Ворон
Просто трахаться хочется и как-то не до баб было в эти две недели.
Шмары только бы отвлекали.
Я еще с молодости понял одну штуку: бабы хороши, когда у тебя все заебись, и рядом они охотно трутся, когда ты на подъеме. В другие времена они только помеха. Поэтому баба рядом — это праздник, это, сука, значит, что все на мази…
Вот сейчас все под контролем, можно и Лидку вернуть, под бочок и в отрыв. И как же долго, млин, еду! Дорога как будто бесконечной лентой вьется. Место живописное, кстати. Надеюсь, Лидка хорошо время провела.

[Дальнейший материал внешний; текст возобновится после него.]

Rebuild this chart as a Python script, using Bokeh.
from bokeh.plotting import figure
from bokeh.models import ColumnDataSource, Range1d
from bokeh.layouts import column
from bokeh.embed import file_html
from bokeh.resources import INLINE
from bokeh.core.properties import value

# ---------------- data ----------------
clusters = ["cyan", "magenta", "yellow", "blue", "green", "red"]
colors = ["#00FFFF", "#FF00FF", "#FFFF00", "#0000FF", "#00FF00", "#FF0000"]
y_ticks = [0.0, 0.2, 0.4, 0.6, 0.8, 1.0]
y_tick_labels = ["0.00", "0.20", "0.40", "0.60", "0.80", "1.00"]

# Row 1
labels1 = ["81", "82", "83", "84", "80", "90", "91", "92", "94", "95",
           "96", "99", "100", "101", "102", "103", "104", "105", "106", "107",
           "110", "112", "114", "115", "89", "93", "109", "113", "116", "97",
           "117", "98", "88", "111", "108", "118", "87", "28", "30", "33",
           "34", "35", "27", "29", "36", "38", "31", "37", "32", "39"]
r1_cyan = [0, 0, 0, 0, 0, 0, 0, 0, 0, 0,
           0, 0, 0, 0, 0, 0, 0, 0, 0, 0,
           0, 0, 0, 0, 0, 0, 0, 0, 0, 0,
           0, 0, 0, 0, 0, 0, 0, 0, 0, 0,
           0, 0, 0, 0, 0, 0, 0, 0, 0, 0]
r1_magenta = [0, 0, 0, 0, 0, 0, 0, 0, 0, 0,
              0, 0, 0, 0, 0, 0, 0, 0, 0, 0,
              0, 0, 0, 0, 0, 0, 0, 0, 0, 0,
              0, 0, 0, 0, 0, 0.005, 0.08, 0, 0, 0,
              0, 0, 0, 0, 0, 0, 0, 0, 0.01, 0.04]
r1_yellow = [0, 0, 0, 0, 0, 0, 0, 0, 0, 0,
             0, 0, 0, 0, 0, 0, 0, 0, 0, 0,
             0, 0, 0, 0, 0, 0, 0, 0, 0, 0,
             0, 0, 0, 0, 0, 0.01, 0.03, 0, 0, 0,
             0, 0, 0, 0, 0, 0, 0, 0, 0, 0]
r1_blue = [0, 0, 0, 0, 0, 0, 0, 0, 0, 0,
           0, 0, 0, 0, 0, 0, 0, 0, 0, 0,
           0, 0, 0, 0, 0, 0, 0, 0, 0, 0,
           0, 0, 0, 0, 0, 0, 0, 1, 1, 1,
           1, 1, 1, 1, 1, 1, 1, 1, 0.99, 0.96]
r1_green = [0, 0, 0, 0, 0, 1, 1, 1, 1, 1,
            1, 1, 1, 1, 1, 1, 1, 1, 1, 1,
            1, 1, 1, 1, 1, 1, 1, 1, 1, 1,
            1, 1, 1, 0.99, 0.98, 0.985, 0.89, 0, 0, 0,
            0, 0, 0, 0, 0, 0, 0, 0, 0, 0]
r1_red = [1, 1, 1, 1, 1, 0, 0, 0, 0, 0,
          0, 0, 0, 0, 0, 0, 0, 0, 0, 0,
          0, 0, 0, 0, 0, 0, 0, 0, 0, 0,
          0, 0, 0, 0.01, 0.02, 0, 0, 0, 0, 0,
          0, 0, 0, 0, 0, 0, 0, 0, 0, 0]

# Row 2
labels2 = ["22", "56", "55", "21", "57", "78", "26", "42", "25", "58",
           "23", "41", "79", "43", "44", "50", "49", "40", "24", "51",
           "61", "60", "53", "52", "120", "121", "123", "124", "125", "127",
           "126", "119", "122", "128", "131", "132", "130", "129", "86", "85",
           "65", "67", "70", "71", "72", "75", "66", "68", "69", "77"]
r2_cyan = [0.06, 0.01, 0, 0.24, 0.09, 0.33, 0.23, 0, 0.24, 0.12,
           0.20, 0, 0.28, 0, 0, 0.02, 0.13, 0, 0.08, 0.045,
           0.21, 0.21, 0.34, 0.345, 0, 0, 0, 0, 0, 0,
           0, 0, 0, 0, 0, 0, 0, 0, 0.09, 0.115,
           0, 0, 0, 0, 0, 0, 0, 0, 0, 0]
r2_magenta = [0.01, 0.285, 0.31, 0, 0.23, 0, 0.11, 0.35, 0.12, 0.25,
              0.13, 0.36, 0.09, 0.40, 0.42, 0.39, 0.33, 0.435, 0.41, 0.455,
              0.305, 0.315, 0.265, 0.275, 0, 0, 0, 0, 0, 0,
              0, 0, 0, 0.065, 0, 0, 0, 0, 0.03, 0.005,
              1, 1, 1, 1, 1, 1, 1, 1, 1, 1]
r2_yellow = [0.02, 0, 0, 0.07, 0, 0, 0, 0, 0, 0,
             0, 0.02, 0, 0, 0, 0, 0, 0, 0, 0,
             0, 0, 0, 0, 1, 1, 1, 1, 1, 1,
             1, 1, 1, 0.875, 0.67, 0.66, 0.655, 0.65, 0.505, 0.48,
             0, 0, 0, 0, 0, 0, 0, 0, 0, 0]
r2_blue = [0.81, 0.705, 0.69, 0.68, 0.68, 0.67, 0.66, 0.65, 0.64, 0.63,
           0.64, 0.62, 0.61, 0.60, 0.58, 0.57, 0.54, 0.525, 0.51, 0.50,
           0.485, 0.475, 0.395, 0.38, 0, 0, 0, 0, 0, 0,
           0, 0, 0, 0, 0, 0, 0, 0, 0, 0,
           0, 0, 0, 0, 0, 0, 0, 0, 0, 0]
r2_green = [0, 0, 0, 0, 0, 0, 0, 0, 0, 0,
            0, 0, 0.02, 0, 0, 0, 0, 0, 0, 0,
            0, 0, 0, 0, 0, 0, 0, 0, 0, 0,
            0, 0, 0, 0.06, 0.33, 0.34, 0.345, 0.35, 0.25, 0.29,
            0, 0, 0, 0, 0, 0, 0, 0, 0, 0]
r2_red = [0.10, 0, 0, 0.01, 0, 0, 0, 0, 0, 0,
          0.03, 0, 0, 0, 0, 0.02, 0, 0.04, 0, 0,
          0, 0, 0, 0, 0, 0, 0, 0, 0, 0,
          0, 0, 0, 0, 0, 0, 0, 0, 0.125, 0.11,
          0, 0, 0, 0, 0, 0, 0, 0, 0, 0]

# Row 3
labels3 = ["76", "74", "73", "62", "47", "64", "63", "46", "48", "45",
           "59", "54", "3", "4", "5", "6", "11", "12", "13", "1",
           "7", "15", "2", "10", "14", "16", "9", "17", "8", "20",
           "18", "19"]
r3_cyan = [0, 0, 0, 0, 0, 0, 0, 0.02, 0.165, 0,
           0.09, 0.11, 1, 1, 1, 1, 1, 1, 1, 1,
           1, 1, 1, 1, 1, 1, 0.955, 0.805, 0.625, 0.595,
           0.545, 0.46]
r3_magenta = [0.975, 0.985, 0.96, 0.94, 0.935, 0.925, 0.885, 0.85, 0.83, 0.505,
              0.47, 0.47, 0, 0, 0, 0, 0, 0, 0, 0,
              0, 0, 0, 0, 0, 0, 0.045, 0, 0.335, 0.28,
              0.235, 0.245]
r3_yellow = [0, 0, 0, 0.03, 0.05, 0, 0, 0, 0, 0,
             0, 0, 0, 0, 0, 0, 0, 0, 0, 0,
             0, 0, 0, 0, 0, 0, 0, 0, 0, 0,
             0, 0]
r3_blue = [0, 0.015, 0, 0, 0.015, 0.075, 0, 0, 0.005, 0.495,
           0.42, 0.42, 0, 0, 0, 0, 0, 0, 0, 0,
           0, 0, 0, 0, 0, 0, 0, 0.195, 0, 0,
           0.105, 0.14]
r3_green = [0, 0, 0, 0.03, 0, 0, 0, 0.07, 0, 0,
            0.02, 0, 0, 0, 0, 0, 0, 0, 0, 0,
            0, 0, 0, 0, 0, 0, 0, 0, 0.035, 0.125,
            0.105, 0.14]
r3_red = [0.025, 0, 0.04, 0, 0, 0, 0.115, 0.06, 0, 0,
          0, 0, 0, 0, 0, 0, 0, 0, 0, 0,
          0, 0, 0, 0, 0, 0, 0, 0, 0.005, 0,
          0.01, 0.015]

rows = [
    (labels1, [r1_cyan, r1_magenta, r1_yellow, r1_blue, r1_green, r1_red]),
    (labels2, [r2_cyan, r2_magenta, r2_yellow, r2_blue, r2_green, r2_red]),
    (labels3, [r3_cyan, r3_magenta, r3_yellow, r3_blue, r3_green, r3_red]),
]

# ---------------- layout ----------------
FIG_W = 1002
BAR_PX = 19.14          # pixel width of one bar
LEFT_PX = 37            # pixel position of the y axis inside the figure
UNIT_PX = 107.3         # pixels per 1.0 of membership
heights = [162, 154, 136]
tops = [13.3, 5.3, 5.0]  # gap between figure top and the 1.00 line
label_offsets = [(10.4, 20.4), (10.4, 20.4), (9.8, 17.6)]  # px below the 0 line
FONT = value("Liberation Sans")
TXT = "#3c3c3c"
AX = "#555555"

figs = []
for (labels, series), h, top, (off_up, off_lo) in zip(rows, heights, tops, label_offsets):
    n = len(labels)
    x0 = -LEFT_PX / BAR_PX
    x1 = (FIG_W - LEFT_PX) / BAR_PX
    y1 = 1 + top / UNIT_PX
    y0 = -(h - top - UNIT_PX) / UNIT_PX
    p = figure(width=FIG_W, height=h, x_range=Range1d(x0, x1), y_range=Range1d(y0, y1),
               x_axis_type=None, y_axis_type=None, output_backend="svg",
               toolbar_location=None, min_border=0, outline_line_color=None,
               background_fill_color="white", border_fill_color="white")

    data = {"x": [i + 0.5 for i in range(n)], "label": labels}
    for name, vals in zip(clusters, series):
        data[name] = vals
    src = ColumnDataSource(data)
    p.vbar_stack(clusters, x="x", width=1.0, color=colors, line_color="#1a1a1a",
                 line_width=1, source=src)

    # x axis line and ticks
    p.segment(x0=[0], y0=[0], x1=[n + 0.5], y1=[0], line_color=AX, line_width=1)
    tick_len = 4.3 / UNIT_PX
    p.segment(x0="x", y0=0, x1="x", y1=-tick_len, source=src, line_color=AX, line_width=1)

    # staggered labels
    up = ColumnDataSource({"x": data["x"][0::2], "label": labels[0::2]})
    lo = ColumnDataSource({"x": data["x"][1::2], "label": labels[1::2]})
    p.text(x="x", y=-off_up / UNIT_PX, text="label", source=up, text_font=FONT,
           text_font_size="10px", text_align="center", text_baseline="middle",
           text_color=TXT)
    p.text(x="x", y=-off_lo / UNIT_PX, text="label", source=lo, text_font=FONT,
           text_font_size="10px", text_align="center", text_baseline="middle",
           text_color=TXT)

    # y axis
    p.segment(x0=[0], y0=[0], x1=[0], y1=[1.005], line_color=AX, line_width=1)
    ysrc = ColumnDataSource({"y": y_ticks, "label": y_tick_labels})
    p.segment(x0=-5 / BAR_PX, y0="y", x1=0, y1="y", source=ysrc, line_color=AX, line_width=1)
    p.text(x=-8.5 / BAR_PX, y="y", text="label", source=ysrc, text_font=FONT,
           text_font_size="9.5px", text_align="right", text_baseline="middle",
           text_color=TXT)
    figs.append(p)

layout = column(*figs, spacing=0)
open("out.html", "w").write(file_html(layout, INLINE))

С пользой..
Может быть, на радостях и законтачимся в приятной плоскости.
На людях Лидка меня обняла, букет приняла, в щечку поцеловала. Член приперло к ширинке сразу же от касаний ее губок.
Нос улавливает аромат кожи, теплый, сочный, но без духов. Странно, обычно от нее пахнет фиг поймешь, чем, но вкусно.
— Поехали?
— Конечно, дорогой.
Переплетаем пальцы, как заправская парочка. Ладонь у Лиды сухая, горячая, жаром пышет…
Бросаю на нее взгляды, обгладывая по кусочку.
Как будто схуднула. Скулы заострились.
— Кормили плохо?
— Нет.
— Ты скажи, как есть. Не стесняйся. Я за этот отдых куча бабла отвалил, имею право спросить с них за еду и достойное содержание.
— Все на высшем уровне было.
— Тогда что? Диета новая?
Говорим вполголоса, Лида отвечает с улыбкой, но по голосу чувствуется, что она недовольна, на цветы косится.
— Давай быстрее пойдем, — хмурится. — Духота!
— Да не вопрос.
Ускоряем шаг, покидаем территорию. В целях безопасности, на машине не въехать, нужно пешком идти.
Пейзаж такой сочный, тропинки ухоженные. Даже птички щебечут. Я это все отмечаю, и как-то радостно становится, а по Лиде не скажешь, что ее прелести подобные волнуют.
— Не мог бы ты сам понести цветы… — просит она сдавленным голосом, спихнув мне букет.
— И не размахивай руками! — требует. — Фуу…
— Что? Лилии же! Твои любимые.
— Воняют кошмарно. Как будто ты их на помойке нашел.
— Элитный сорт…
— Не элитный! — вредничает. — Редкостно вонючий, боже…
Пискнув, Лида вырывает мою руку из своей и бежит в кустики.
Ее там выворачивает.
— Так и знал, что в той элитной столовке не харчи, а баланда. А то написали, тунец, артишоки… Траванулась, Лид?
Вывалившись, бледная и трясущаяся, она выдавливает из себя:
— Траванулась. Тунец… старый попался! — смотрит на меня с претензией. — И не тряси ты этими вонючими цветами у меня перед носом, тошнит!
— Не переживай, я это дело улажу.
— О нет, — усмехается, тщательно вытирая рот салфеткой. — Тут я сама справлюсь. Спасибо, ты и так от души постарался! Испорченный, старый, вонючий тунец!
— А я здесь при чем?! — закрадывается подозрение. — Ты что мне этим сказать хочешь?!
— Ничего. Схожу к врачу, буду, как новенькая, — усмехается и мрачно молчит до конца поездки.
Даже не язвит, как обычно. Притихла…
На мои пошлые подкаты не ерепенится, только морщится…
Подозрения становятся все сильнее и сильнее, пока их ор не становится похожим на вой тревожной сирены, а потом случается катастрофа!